## BEGIN Entries supplied
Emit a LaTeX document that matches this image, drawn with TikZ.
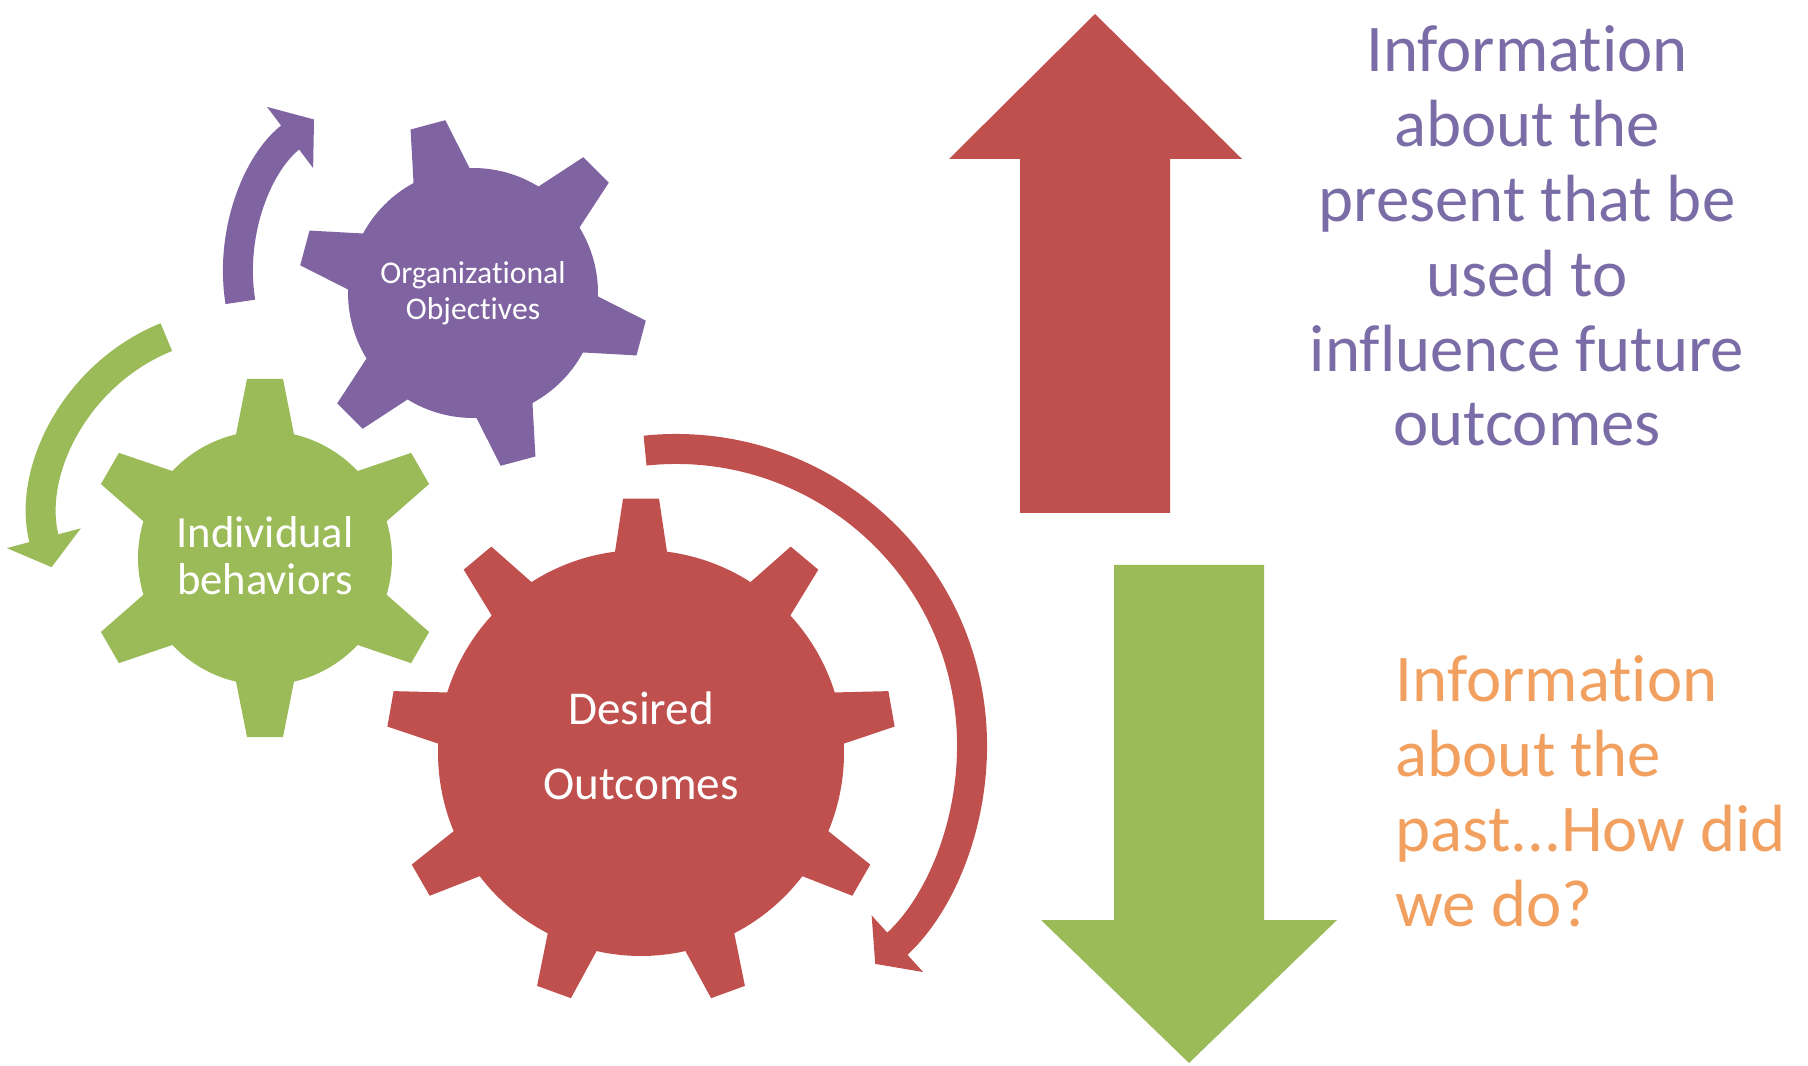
\documentclass[tikz,border=0pt]{standalone}
\usepackage{fontspec}
\setmainfont{Carlito}[Ligatures={NoCommon,NoContextual}]
\usetikzlibrary{calc,arrows.meta}

\definecolor{gearred}{HTML}{C0504D}
\definecolor{geargreen}{HTML}{9BBB59}
\definecolor{gearpurple}{HTML}{8064A2}
\definecolor{textpurple}{RGB}{122,108,166}
\definecolor{textorange}{RGB}{242,160,95}

% [fill]{centre}{body radius}{tip radius}{teeth}{first tooth angle}{half width at body}{half width at tip}
\newcommand{\gear}[8][]{%
  \pgfmathsetmacro\gstep{360/#5}%
  \pgfmathsetmacro\gbase{asin(#7/#3)}%
  \pgfmathsetmacro\gtip{asin(#8/#4)}%
  \fill[#1] ($(#2)+({#6+\gbase}:#3)$)
    \foreach \k in {1,...,#5}{
      -- ($(#2)+({#6-(\k-1)*\gstep+\gtip}:#4)$)
      -- ($(#2)+({#6-(\k-1)*\gstep-\gtip}:#4)$)
      -- ($(#2)+({#6-(\k-1)*\gstep-\gbase}:#3)$)
      arc[start angle={#6-(\k-1)*\gstep-\gbase}, end angle={#6-\k*\gstep+\gbase}, radius=#3]
    } -- cycle;
}

\tikzset{
  turnarrow/.style={line width=3mm, -{Triangle[length=3mm,width=7.5mm]}},
  geartext/.style={white, align=center, inner sep=0pt},
  bigtext/.style={font=\fontsize{19}{21.3}\selectfont, inner sep=0pt}
}

\begin{document}
\begin{tikzpicture}
\useasboundingbox (0,0) rectangle (18.08,10.65);

\coordinate (orggear) at (4.73,7.72);
\coordinate (indgear) at (2.65,5.07);
\coordinate (outgear) at (6.41,3.12);

% gears
\gear[gearpurple]{orggear}{1.25}{1.75}{6}{105}{0.29}{0.18}
\gear[geargreen]{indgear}{1.27}{1.80}{6}{90}{0.29}{0.18}
\gear[gearred]{outgear}{2.03}{2.55}{9}{90}{0.26}{0.18}

\node[geartext, font=\fontsize{9}{10.2}\selectfont] (orgtext) at (orggear) {Organizational\\Objectives};
\node[geartext, font=\fontsize{12.7}{13.4}\selectfont] (indtext) at ([yshift=0.02cm]indgear) {Individual\\behaviors};
\node[geartext, font=\fontsize{13.4}{21.3}\selectfont] (outtext) at ([yshift=0.07cm]outgear) {Desired\\Outcomes};

% turning arrows round the gears
\coordinate (orgturn) at (4.29,7.93);
\coordinate (indturn) at (2.39,5.48);
\coordinate (outturn) at (6.76,3.20);
\draw[turnarrow, gearpurple] ([shift={(189:1.91)}]orgturn) arc[start angle=189, end angle=127, radius=1.91];
\draw[turnarrow, geargreen] ([shift={(112:1.94)}]indturn) arc[start angle=112, end angle=195, radius=1.94];
\draw[turnarrow, gearred] ([shift={(96:2.96)}]outturn) arc[start angle=96, end angle=-47.7, radius=2.96];

% up and down block arrows
\fill[gearred] (10.20,5.52) -- (10.20,9.06) -- (9.49,9.06) -- (10.95,10.51)
  -- (12.42,9.06) -- (11.70,9.06) -- (11.70,5.52) -- cycle;
\fill[geargreen] (11.14,5.00) -- (12.64,5.00) -- (12.64,1.45) -- (13.37,1.45)
  -- (11.89,0.02) -- (10.41,1.45) -- (11.14,1.45) -- cycle;

\node[bigtext, textpurple, align=center, anchor=north] (present) at (15.27,10.40)
  {Information\\about the\\present that be\\used to\\influence future\\outcomes};
\node[bigtext, textorange, align=left, anchor=north west] (past) at (13.95,4.10)
  {Information\\about the\\past...How did\\we do?};
\end{tikzpicture}
\end{document}
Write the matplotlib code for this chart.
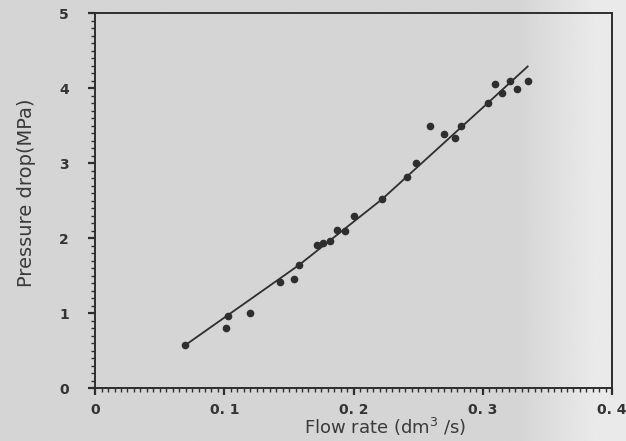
import numpy as np
import matplotlib
matplotlib.use("Agg")
import matplotlib.pyplot as plt
from matplotlib.ticker import MultipleLocator

# measured points (flow rate dm3/s, pressure drop MPa)
flow = [0.0695, 0.103, 0.1015, 0.120, 0.1428, 0.154, 0.1576, 0.172, 0.1764,
        0.1818, 0.187, 0.193, 0.200, 0.222, 0.241, 0.248, 0.259, 0.270,
        0.278, 0.283, 0.3036, 0.309, 0.3147, 0.3206, 0.326, 0.3346]
dp = [0.57, 0.96, 0.80, 1.00, 1.42, 1.46, 1.64, 1.91, 1.94,
      1.96, 2.11, 2.10, 2.29, 2.52, 2.82, 3.00, 3.50, 3.39,
      3.33, 3.49, 3.80, 4.06, 3.93, 4.09, 3.99, 4.09]

# fitted curve as drawn
fit_x = [0.0695, 0.1576, 0.222, 0.3036, 0.3346]
fit_y = [0.57, 1.64, 2.52, 3.80, 4.29]

xticks = [0, 0.1, 0.2, 0.3, 0.4]
xlabels = ["0", "0. 1", "0. 2", "0. 3", "0. 4"]
yticks = [0, 1, 2, 3, 4, 5]

ink = "#2e2e2e"
fig = plt.figure(figsize=(6.26, 4.41), dpi=100)
fig.patch.set_facecolor("#d5d5d5")

# scan-like shading, lighter to the right
bg = fig.add_axes([0, 0, 1, 1], zorder=-10)
grad = np.linspace(0, 1, 300)
shade = 0.835 + 0.08 * np.clip((grad - 0.83) / 0.12, 0, 1)
bg.imshow(np.tile(shade, (10, 1)), cmap="gray", vmin=0, vmax=1,
          aspect="auto", extent=[0, 1, 0, 1])
bg.axis("off")

ax = fig.add_axes([0.152, 0.120, 0.826, 0.850])
ax.patch.set_alpha(0)

ax.plot(fit_x, fit_y, color=ink, lw=1.3, zorder=2)
ax.plot(flow, dp, "o", color=ink, ms=4.5, zorder=3)

ax.set_xlim(0, 0.4)
ax.set_ylim(0, 5)
ax.set_xticks(xticks)
ax.set_xticklabels(xlabels)
ax.set_yticks(yticks)
ax.xaxis.set_minor_locator(MultipleLocator(0.005))
ax.yaxis.set_minor_locator(MultipleLocator(0.1))
ax.tick_params(which="both", direction="out", colors=ink, top=False, right=False)
ax.tick_params(which="major", length=5, width=1.6, labelsize=10)
ax.tick_params(which="minor", length=3, width=1.0)
ax.tick_params(axis="x", pad=6)
ax.tick_params(axis="y", pad=14)
for lab in ax.get_xticklabels() + ax.get_yticklabels():
    lab.set_fontweight("bold")
    lab.set_color("#333333")

for sp in ax.spines.values():
    sp.set_color(ink)
    sp.set_linewidth(1.4)

ax.set_xlabel("Flow rate (dm$^3$ /s)", fontsize=13, color="#3a3a3a")
ax.xaxis.set_label_coords(0.56, -0.075)
ax.set_ylabel("Pressure drop(MPa)", fontsize=14, color="#3a3a3a")
ax.yaxis.set_label_coords(-0.115, 0.52)

fig.savefig("out.png", dpi=100, facecolor=fig.get_facecolor())
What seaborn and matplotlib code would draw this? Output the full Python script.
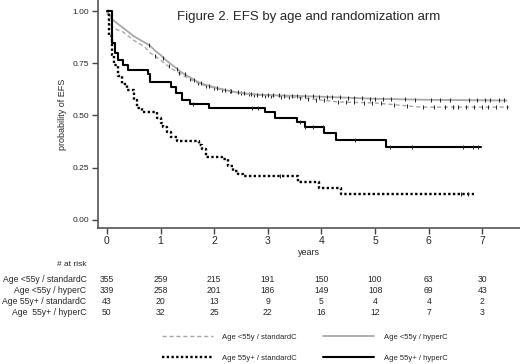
import numpy as np
import matplotlib
matplotlib.use('Agg')
import matplotlib.pyplot as plt
import seaborn as sns
from matplotlib.lines import Line2D

sns.set_style('ticks')
plt.rcParams['font.family'] = ['Liberation Sans', 'DejaVu Sans']

# 各组 EFS 曲线 (时间, 生存概率)
t_young_std = [0, 0.03, 0.08, 0.15, 0.3, 0.4, 0.5, 0.6, 0.7, 0.8, 0.9, 1.0, 1.1, 1.2, 1.3, 1.4, 1.5,
               1.6, 1.7, 1.8, 2.0, 2.2, 2.4, 2.6, 2.8, 3.0, 3.6, 4.3, 5.0, 5.85, 7.5]
s_young_std = [1.0, 0.96, 0.93, 0.915, 0.90, 0.88, 0.86, 0.845, 0.83, 0.80, 0.785, 0.765, 0.745, 0.725,
               0.71, 0.695, 0.68, 0.668, 0.655, 0.645, 0.632, 0.62, 0.61, 0.603, 0.598, 0.595, 0.585,
               0.565, 0.56, 0.54, 0.54]
t_young_hyp = [0, 0.05, 0.1, 0.2, 0.3, 0.4, 0.5, 0.6, 0.7, 0.8, 0.9, 1.0, 1.1, 1.2, 1.3, 1.4, 1.5, 1.6,
               1.7, 1.8, 2.0, 2.2, 2.4, 2.6, 2.8, 3.0, 4.0, 5.0, 6.0, 7.45]
s_young_hyp = [1.0, 0.98, 0.96, 0.94, 0.92, 0.90, 0.88, 0.865, 0.85, 0.835, 0.81, 0.79, 0.765, 0.745,
               0.725, 0.705, 0.69, 0.675, 0.66, 0.65, 0.635, 0.622, 0.612, 0.605, 0.60, 0.598, 0.59,
               0.58, 0.575, 0.572]
t_old_std = [0, 0.04, 0.09, 0.13, 0.2, 0.28, 0.38, 0.5, 0.56, 0.65, 0.93, 1.0, 1.05, 1.12, 1.2, 1.3,
             1.72, 1.78, 1.85, 2.15, 2.25, 2.35, 2.45, 2.54, 3.56, 3.96, 4.37, 6.85]
s_old_std = [1.0, 0.88, 0.79, 0.74, 0.69, 0.65, 0.62, 0.575, 0.535, 0.515, 0.49, 0.465, 0.445, 0.42,
             0.395, 0.38, 0.36, 0.34, 0.30, 0.29, 0.26, 0.235, 0.22, 0.21, 0.18, 0.153, 0.124, 0.124]
t_old_hyp = [0, 0.09, 0.15, 0.2, 0.3, 0.4, 0.77, 0.8, 1.2, 1.28, 1.4, 1.55, 1.9, 2.95, 3.13, 3.54,
             3.7, 4.05, 4.27, 5.2, 6.98]
s_old_hyp = [1.0, 0.847, 0.80, 0.765, 0.74, 0.72, 0.70, 0.66, 0.636, 0.61, 0.575, 0.555, 0.535, 0.515,
             0.49, 0.47, 0.445, 0.415, 0.383, 0.35, 0.35]

# 删失时间
c_young_std = [0.9, 1.15, 1.35, 1.55, 1.7, 1.85, 2.0, 2.15, 2.3, 2.5, 2.65, 2.75, 2.95, 3.05, 3.25,
               3.4, 3.6, 3.75, 3.9, 4.05, 4.3, 4.45, 4.6, 4.8, 4.95, 5.1, 5.35, 5.6, 5.9, 6.1, 6.3,
               6.45, 6.55, 6.7, 6.85, 7.0, 7.1, 7.25, 7.45]
c_young_hyp = [0.78, 1.05, 1.3, 1.45, 1.62, 1.75, 1.9, 2.05, 2.2, 2.32, 2.45, 2.55, 2.68, 2.8, 2.9,
               3.0, 3.1, 3.2, 3.3, 3.45, 3.55, 3.7, 3.85, 3.95, 4.1, 4.2, 4.35, 4.5, 4.6, 4.75, 4.9,
               5.0, 5.15, 5.3, 5.55, 5.75, 6.05, 6.2, 6.4, 6.75, 6.9, 7.05, 7.15, 7.3, 7.4]
c_old_std = [3.23, 6.6, 6.73]
c_old_hyp = [1.6, 2.7, 2.82, 3.6, 3.7, 3.84, 4.03, 4.63, 5.28, 5.69, 6.64, 6.83, 6.92]

# 风险人数表
risk_years = [0, 1, 2, 3, 4, 5, 6, 7]
risk_labels = ['Age <55y / standardC', 'Age <55y / hyperC', 'Age 55y+ / standardC', 'Age  55y+ / hyperC']
risk_young_std = [355, 259, 215, 191, 150, 100, 63, 30]
risk_young_hyp = [339, 258, 201, 186, 149, 108, 69, 43]
risk_old_std = [43, 20, 13, 9, 5, 4, 4, 2]
risk_old_hyp = [50, 32, 25, 22, 16, 12, 7, 3]

# 名称, 时间, 生存率, 删失, 颜色, 线型, 线宽, 绘制方式
groups = [
    ('Age <55y / standardC', t_young_std, s_young_std, c_young_std, '#a8a8a8', (0, (3, 2)), 1.0, 'default'),
    ('Age <55y / hyperC', t_young_hyp, s_young_hyp, c_young_hyp, '#a8a8a8', '-', 1.3, 'default'),
    ('Age 55y+ / standardC', t_old_std, s_old_std, c_old_std, 'black', (0, (1, 1)), 1.7, 'steps-post'),
    ('Age 55y+ / hyperC', t_old_hyp, s_old_hyp, c_old_hyp, 'black', '-', 1.5, 'steps-post'),
]

fig = plt.figure(figsize=(5.2, 3.64), dpi=100)
ax = fig.add_axes([0.188, 0.374, 0.812, 0.626])

handles = {}
for name, t, s, cens, color, ls, lw, ds in groups:
    sns.lineplot(x=t, y=s, drawstyle=ds, color=color, linestyle=ls, linewidth=lw,
                 ax=ax, estimator=None, sort=False)
    # 删失标记
    if ds == 'steps-post':
        idx = np.searchsorted(t, cens, side='right') - 1
        cy = np.array(s)[idx]
    else:
        cy = np.interp(cens, t, s)
    ax.plot(cens, cy, linestyle='none', marker='|', markersize=3.5, markeredgewidth=0.7,
            color='#222222')
    handles[name] = Line2D([0], [0], color=color, linestyle=ls, linewidth=lw)

ax.set_xlim(-0.17, 7.7)
ax.set_ylim(-0.038, 1.053)
ax.set_xticks(risk_years)
ax.set_yticks([0, 0.25, 0.5, 0.75, 1.0])
ax.set_yticklabels(['0.00', '0.25', '0.50', '0.75', '1.00'], fontsize=6)
ax.set_xticklabels([str(y) for y in risk_years], fontsize=7.5)
ax.tick_params(axis='both', length=4, width=1.0, color='#444444', pad=2)
for sp in ['top', 'right']:
    ax.spines[sp].set_visible(False)
for sp in ['left', 'bottom']:
    ax.spines[sp].set_color('#555555')
    ax.spines[sp].set_linewidth(1.2)
ax.set_xlabel('years', fontsize=6.5, labelpad=1)
ax.set_ylabel('probability of EFS', fontsize=6.5, labelpad=4)
ax.text(0.5, 0.925, 'Figure 2. EFS by age and randomization arm', transform=ax.transAxes,
        ha='center', va='center', fontsize=9.5)

# 风险人数表
trans = ax.get_xaxis_transform()
ax.text(-0.38, -0.162, '# at risk', transform=trans, ha='right', va='center', fontsize=6)
rows = [risk_young_std, risk_young_hyp, risk_old_std, risk_old_hyp]
for i, (lab, vals) in enumerate(zip(risk_labels, rows)):
    yy = -0.228 - i * 0.0485
    ax.text(-0.38, yy, lab, transform=trans, ha='right', va='center', fontsize=6.2)
    for x, v in zip(risk_years, vals):
        ax.text(x, yy, str(v), transform=trans, ha='center', va='center', fontsize=6.2)

order = ['Age <55y / standardC', 'Age 55y+ / standardC', 'Age <55y / hyperC', 'Age 55y+ / hyperC']
fig.legend([handles[k] for k in order], order, ncol=2, loc='center',
           bbox_to_anchor=(0.586, 0.045), frameon=False, fontsize=5.5,
           handlelength=6.7, handletextpad=1.2, columnspacing=3.4, labelspacing=1.8)

fig.savefig('out.png', dpi=100)
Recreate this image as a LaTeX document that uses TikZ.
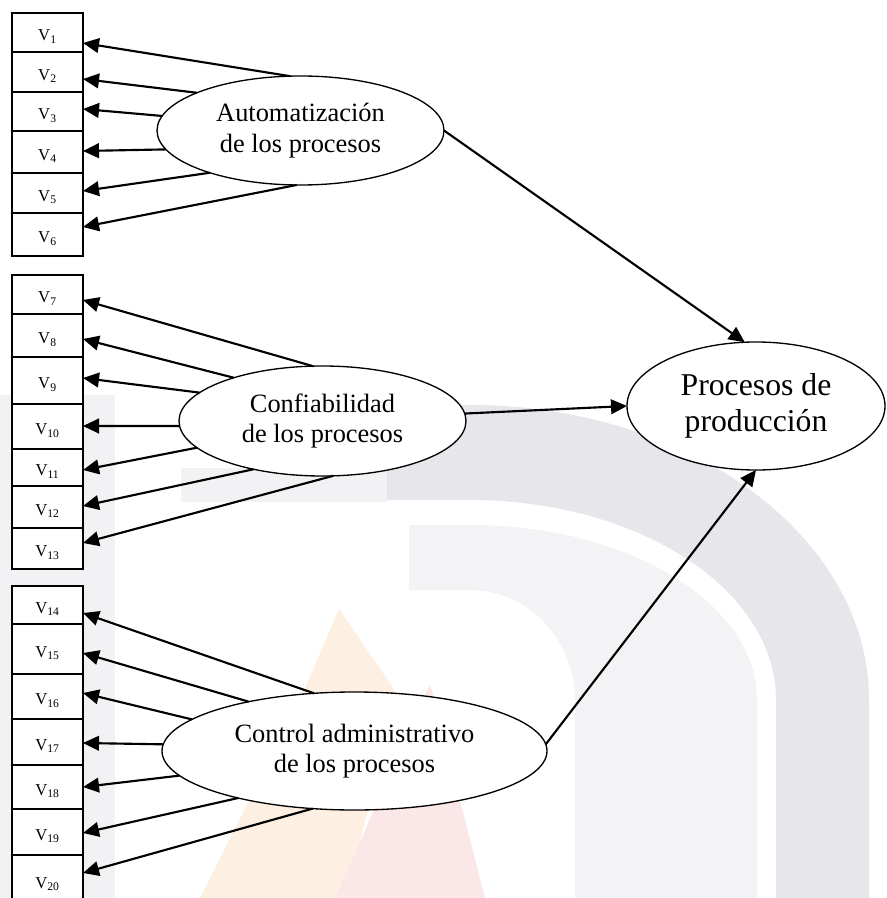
\documentclass[tikz,border=0pt]{standalone}
\usepackage{fontspec}
\setmainfont{Liberation Serif}
\usetikzlibrary{shapes.geometric,arrows.meta,calc}
\definecolor{wmgray}{HTML}{E7E7EB}
\definecolor{wmlight}{HTML}{F3F3F6}
\definecolor{wmside}{HTML}{F2F2F5}
\definecolor{wmorange}{HTML}{FDF0E2}
\definecolor{wmpink}{HTML}{FBE7E8}
% label of an indicator box, set a little below the middle
\newcommand{\vlab}[1]{\raisebox{-3pt}[\height][\depth]{V\textsubscript{#1}}}
\begin{document}
\begin{tikzpicture}[x=0.75pt,y=-0.75pt,
  vbox/.style={draw, rectangle, line width=1.2pt, fill=white, inner sep=0pt,
    outer sep=0pt, minimum width=71*0.75pt, font=\fontsize{12.5}{14}\selectfont},
  latent/.style={ellipse, draw, line width=1pt, fill=white, inner sep=0pt,
    outer sep=0pt, align=center, font=\fontsize{19.8}{23}\selectfont},
  arr/.style={line width=1.6pt, -{Triangle[length=12pt,width=11pt]}}]

\clip (0,0) rectangle (887,898);
\fill[white] (0,0) rectangle (887,898);

% faint watermark in the background
\fill[wmside] (0,395) rectangle (115,898);
\fill[wmside] (181,468) rectangle (387,502);
\fill[wmgray] (387,405) -- (470,405)
  arc[start angle=-90, end angle=0, x radius=399, y radius=295]
  -- (869,898) -- (776,898) -- (776,700)
  arc[start angle=0, end angle=-90, x radius=306, y radius=200]
  -- (387,500) -- cycle;
\fill[wmlight] (409,525) -- (470,525)
  arc[start angle=-90, end angle=0, x radius=287, y radius=175]
  -- (757,898) -- (575,898) -- (575,700)
  arc[start angle=0, end angle=-90, x radius=105, y radius=110]
  -- (409,590) -- cycle;
\fill[wmorange] (339,609) -- (398,695) -- (345,898) -- (200,898) -- (300,700) -- cycle;
\fill[wmpink] (430,684) -- (485,898) -- (335,898) -- cycle;

% indicator boxes V1 ... V20
\foreach \n/\c/\h in {1/32.5/39, 2/72/40, 3/111.5/39, 4/152/42, 5/193/40,
    6/234.5/43, 7/294.5/39, 8/335.5/43, 9/380.5/47, 10/426.5/45,
    11/467.5/37, 12/507/42, 13/548.5/41, 14/605/38, 15/649/50,
    16/696.5/45, 17/742/46, 18/787/44, 19/832/46, 20/880/50}
  \node[vbox, minimum height=\h*0.75pt] (v\n) at (47.5,\c) {\vlab{\n}};

% latent constructs
\node[latent, minimum width=287*0.75pt, minimum height=109*0.75pt] (e1) at (300.5,130.5)
  {Automatización\\de los procesos};
\node[latent, minimum width=287*0.75pt, minimum height=110*0.75pt] (e2) at (322.5,421)
  {Confiabilidad\\de los procesos};
\node[latent, minimum width=385*0.75pt, minimum height=118*0.75pt] (e3) at (354.5,751)
  {Control administrativo\\de los procesos};
\node[latent, font=\fontsize{23.8}{27}\selectfont, minimum width=258*0.75pt,
  minimum height=128*0.75pt] (P) at (756,406) {Procesos de\\producción};

% loadings onto the indicators
\foreach \e/\a/\n/\d in {e1/101/1/10.5, e1/160/2/7, e1/174/3/-2.5, e1/188/4/-1,
    e1/205/5/-2, e1/266/6/-7.5,
    e2/100/7/5.5, e2/154/8/3.5, e2/167/9/-2.5, e2/182/10/-0.5, e2/192/11/2.5,
    e2/215/12/-1, e2/281/13/-5.5,
    e3/125/14/8, e3/155/15/4, e3/169/16/-3.5, e3/178/17/1, e3/188/18/0,
    e3/202/19/1, e3/234/20/-7}
  \draw[arr] (\e.\a) -- ($(v\n.east)+(0,\d)$);

% structural paths
\draw[arr] (e1.east) -- (P.100);
\draw[arr] (e2.3) -- (P.west);
\draw[arr] (e3.2) -- (P.south);
\end{tikzpicture}
\end{document}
## END Entries supplied
- Exercise task -
From the records above, extract the lines from the one holding "Write the matplotlib code for this chart." through the one holding "yticks = [0, 1, 2, 3, 4, 5]", word for word; omit the pictures.

- Response below -
Write the matplotlib code for this chart.
import numpy as np
import matplotlib
matplotlib.use("Agg")
import matplotlib.pyplot as plt
from matplotlib.ticker import MultipleLocator

# measured points (flow rate dm3/s, pressure drop MPa)
flow = [0.0695, 0.103, 0.1015, 0.120, 0.1428, 0.154, 0.1576, 0.172, 0.1764,
        0.1818, 0.187, 0.193, 0.200, 0.222, 0.241, 0.248, 0.259, 0.270,
        0.278, 0.283, 0.3036, 0.309, 0.3147, 0.3206, 0.326, 0.3346]
dp = [0.57, 0.96, 0.80, 1.00, 1.42, 1.46, 1.64, 1.91, 1.94,
      1.96, 2.11, 2.10, 2.29, 2.52, 2.82, 3.00, 3.50, 3.39,
      3.33, 3.49, 3.80, 4.06, 3.93, 4.09, 3.99, 4.09]

# fitted curve as drawn
fit_x = [0.0695, 0.1576, 0.222, 0.3036, 0.3346]
fit_y = [0.57, 1.64, 2.52, 3.80, 4.29]

xticks = [0, 0.1, 0.2, 0.3, 0.4]
xlabels = ["0", "0. 1", "0. 2", "0. 3", "0. 4"]
yticks = [0, 1, 2, 3, 4, 5]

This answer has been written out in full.